Eh, tadi saya bilang mulai ketakutan ya, sebenanrnya
ketakutan kami sudah mulai sebelum ini, saat selesai menunaikan sholat Maghrib di
Masjid Agung Bangkalan, Madura. Banyak
jamaah yang bertanya-tanya melihat ransel besar yang kami bawa, dari mana,
tujuan mau ke mana. Dan kami pun jawab bahwa tujuan mau kembali lagi ke
Surabaya melalui jembatan Suramadu.
Perkataan selanjutnya mengejutkan kami, bahwa bus ke Surabaya yang melewati jembatan Suramadu terakhir pukul 7 malam. Ditambah dengan pernyataan yang diucapkan dengan logat Madura, “ Kok berani sampean cuma berdua, tidak ada saudara disini, hati-hati saja di dekat Suramadu ada banyak kejahatan, bisa rampok, bisa pemerkosa.”

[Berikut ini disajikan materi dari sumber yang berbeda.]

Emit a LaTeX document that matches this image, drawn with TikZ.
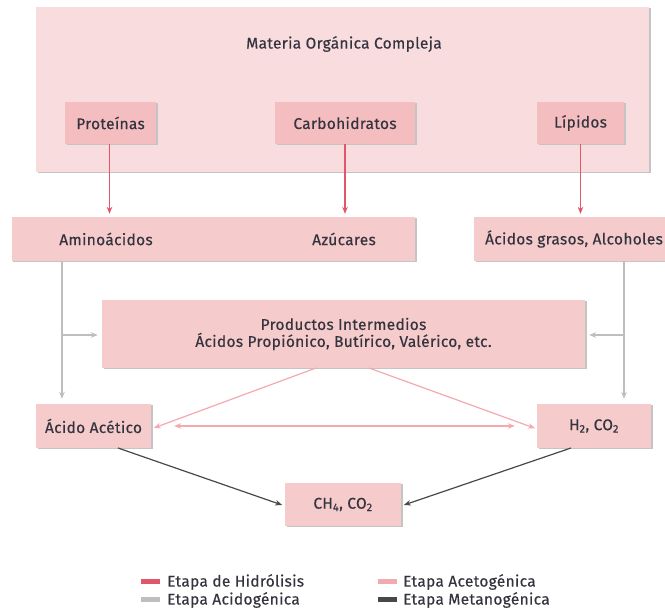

Perkataan selanjutnya mengejutkan kami, bahwa bus ke Surabaya yang melewati jembatan Suramadu terakhir pukul 7 malam. Ditambah dengan pernyataan yang diucapkan dengan logat Madura, “ Kok berani sampean cuma berdua, tidak ada saudara disini, hati-hati saja di dekat Suramadu ada banyak kejahatan, bisa rampok, bisa pemerkosa.”
Duiiiing.
Saya dan Susi cuma bisa pandang-pandangan. Ngeri juga ya kata-kata
di belakangnya itu, pemerkosa. Ini trip pertama saya juga Susi, baru juga
sampai Madura, jangan sampai berakhir
tragis. Tapi saya rasa ibu-ibu ini serius, karena memandangi saya dengan
khawatir.
“Menginap saja malam ini,” Ibu itu menawarkan. Hanya saja
besok kami sudah punya jadwal, pagi-pagi sekali kami akan bertolak dari
Surabaya (rumah teman) menuju Probolinggo dan terakhir akan ke Gunung Bromo.
Saya pun menceritakan jadwal saya tersebut.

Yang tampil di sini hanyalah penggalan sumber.